= Pingtang Subdistrict =

Pingtang Subdistrict (坪塘街道 (Píngtáng Jiēdào)) is a subdistrict of Yuelu District in Changsha, Hunan, China. It is historically the territory of former Baiquan Township Taiping Township (太平乡) and parts of the former Pingtang Town in Wangcheng County in 1994. The subdistrict has an area of 90.13 km2 with a registered population of 46,000 (as of 2012). The subdistrict has seven villages and two communities under its jurisdiction. its seat is Shifengshan Village

==History==
In 589 AD, Linxiang County was renamed to Changsha County, today's Pingtang Subdistrict was part of Changsha County. From the year 1098 AD, Shanhua County (善化县) was established from Changsha County, by 1912, Shanhua was incorporated into Changsha County, it belonged to Shanhua County. Pingtang was the former Fulong Town (伏龙镇) of Changsha County in 1912 and it was part of the 10th District of Changsha County in 1930.

As the Revocation of Districts and Amalgamation of Townships (撤区并乡) in June 1956, the former Pingguan District (坪观区) was divided into four townships. As the Revocation of Townships and Establishment of Communes (撤乡建社) in October 1958, the Pingtang People's Commune (坪塘人民公社) was formed. County controlled districts were reorganized in July 1961 and the Pingtang District (坪塘区) of Changsha County was established, meanwhile the size of the communes was reduced. In December 1962, Lianhua District (莲花区) was created from a part of Pingtang District, Pingtang District had five communes of Pingtang (坪塘乡), Baiquan (白泉乡), Taiping (太平乡), Jiujiang (九江乡) and Xueshi (学士乡), and Pingtang Town (坪塘镇) under its administration.

In March 1984, the communes were reorganized to townships, Pingtang District governed five townships and a town. In 1985, the township of Pingtang was merged to the town of Pingtang.

As the Revocation of Districts and Amalgamation of Townships (撤区并乡) in June 1995, the two townships of Baiquan and Taiping were amalgamated to the town of Pingtang, the township of Xueshi (学士乡) was merged into Jiujiang Township, the newly established town of Pingtang had 35villages and three communities, the township of Jiujiang had 23 villages.

As the Amalgamation of Village-level Divisions (村级合并) of Wangcheng County in 2004, the division of Pingtang Town was reduced to 20 (5 communities and 15 villages) from 38 (3 communities and 35 villages).

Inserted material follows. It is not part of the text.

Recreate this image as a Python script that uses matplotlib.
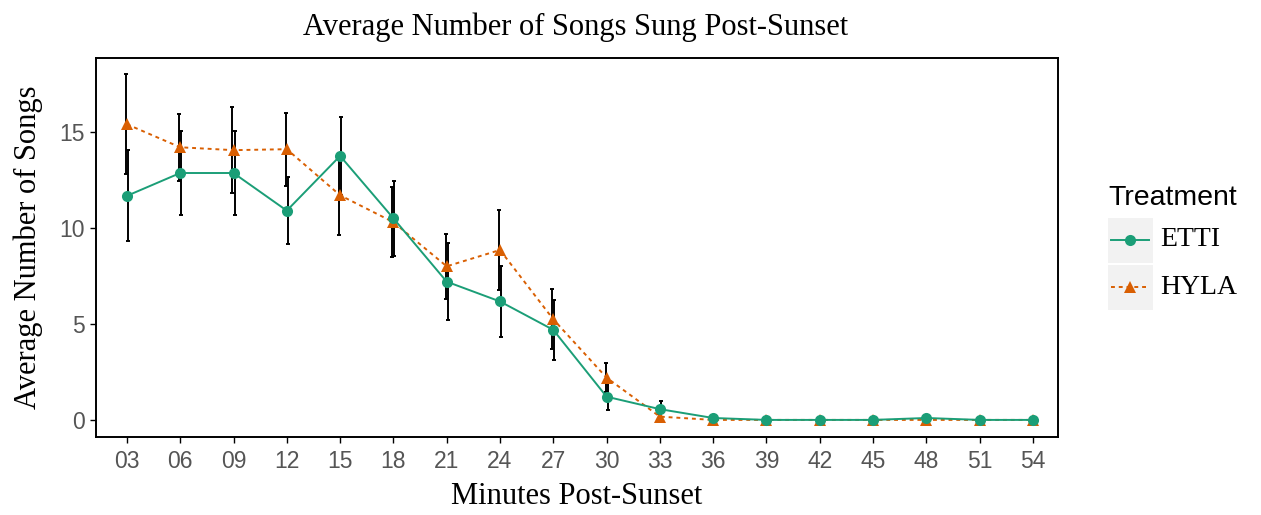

On June 15, 2008, the town of Pingtang was transferred from Wangcheng County to Yuelu District. On August 3, 2012, the town of Pingtang was officially reorganized to a subdistrict. On January 18, 2013, the former Pingtang Subdistrict was converted to the two subdistricts of Pingtang and Yanghu. The newly established Pingtang Subdistrict had two communities and 11 villages with an area of 90.13 square kilometers. As a new round of the Amalgamation of Village-level Divisions (村级合并) in 2016, its divisions were reduced to nine from 13, it has two communities and seven villages under its jurisdiction, its seat is Shifengshan Village.

==Subdivisions==
- 2 communities
- Guanyingang Community (观音港社区)
- Tongxigang Community (桐溪港社区)

- 7 villages
- Baiquan Village (白泉村)
- Hongqiao Village (红桥村)
- Lianshan Village (莲花山村)
- Shifengshan Village (狮峰山村)
- Shuanghu Village (双湖村)
- Taiping Village (太平村)
- Xinghe Village (兴和村)

==Tourist attractions==
Tongxi Temple is a Buddhist temple in the subdistrict.